One viewing is probably not enough to fully appreciate – or hell, even fully understand, the latest film by Guy Maddin (co-directed by Evan Johnson) – The Forbidden Room. My initial reaction was that it wasn’t among Maddin’s very best films – preferring films like My Winnipeg or The Saddest Music in the World or The Heart of the World (one of the greatest 6 minute films ever made). But the more time passes, and the more I return to The Forbidden Room in my thoughts, the more I think that perhaps it does belong there. It certainly is the most Guy Maddin film that Guy Maddin has ever made – a crazy, visually spectacular journey into cinema’s lost past. To describe the plot of The Forbidden Room would be fool’s errand there’s just way too much of it – and to be honest, it all gets a little confusing at times. What Maddin and Johnson decided to do is research old, lost films and then “remake” them. Sometimes this is based on old reviews, sometimes little more than a poster or a tagline, that Maddin and Johnson spin off into some crazy narrative that lasts just a few minutes. But The Forbidden Room isn’t just a series of short films string together – that would be too simple. The narratives spin off into each other, with such a complicated nesting doll structure. Put it this way, if the nesting doll structure of The Grand Budapest Hotel had 4 different dolls – The Forbidden Room has many multiples of that dozen. Now you’re probably starting to see why I think I need to see the film again – at least once – to wholly appreciate it.

Maddin has assembled a huge, international cast of stars to be in the film. The first face we see is by veteran actor Louis Negin, who is hosting an instructional video on how to take a bath (can you believe that many people now take them every other day – some even every day). Negin will return in multiple roles throughout the film, as will many other members of the cast – just to make everything that much more confusing. What Maddin and Johnson essentially have done here is create a rabbit hole of narrative in which we continue to drop – so the water in the bathtub becomes an ocean, and there is a submarine in there, that cannot surface because it’s would explode if it did, but they’re running out of air, even when they factor in the air pockets from all the pancakes they eat (don’t ask), and their captain is missing, so they go looking for him, and instead find a lumberjack, and when they ask how he got there, he tells them a story about he and a group of his fellow lumberjacks trying to save the woman they all love, and how he had to pass a series of manly tests, but the woman also dreams of being an amnesiac and a singer, who will eventually sing a song about a character played by Udo Kier, who is obsessed with derrieres, and on and on and on and on.

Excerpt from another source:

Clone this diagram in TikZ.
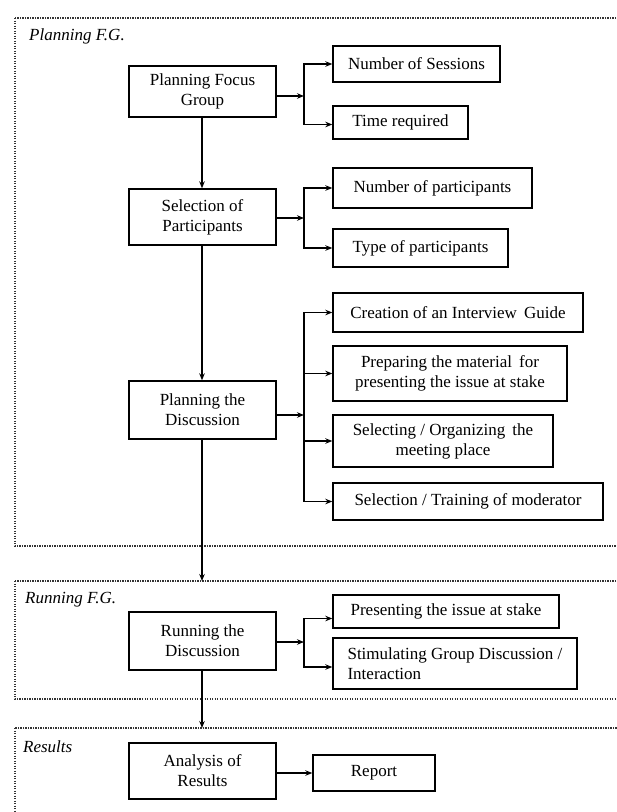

The Forbidden Room is, in short, a pretty crazy film. It’s a film that I think you could probably see dozens of times, and still be surprised by what happens next, because there is so little rhyme or reason to it all. And also, because Maddin and Johnson have created such an immersive film – an impressive technical achievement, where they pretty much throw every technique – both old and new – at the screen to get every shot to look wholly unique and different.

Watching The Forbidden Room is, admittedly, a rather exhausting experience. It’s a film that’s impossible to keep up with, and yet one you want to dive back into when it’s all over. I’m still not convinced that it’s among Maddin’s truly great films – not like My Winnipeg, which had lots of digressions, much like this film, but one that Maddin seemed to have complete control over. This one spins wildly away from even Maddin. Which, of course, it’s one of its many, many charms. The Forbidden Room is far from perfect – but if it was perfect, it wouldn’t be half the film it now is.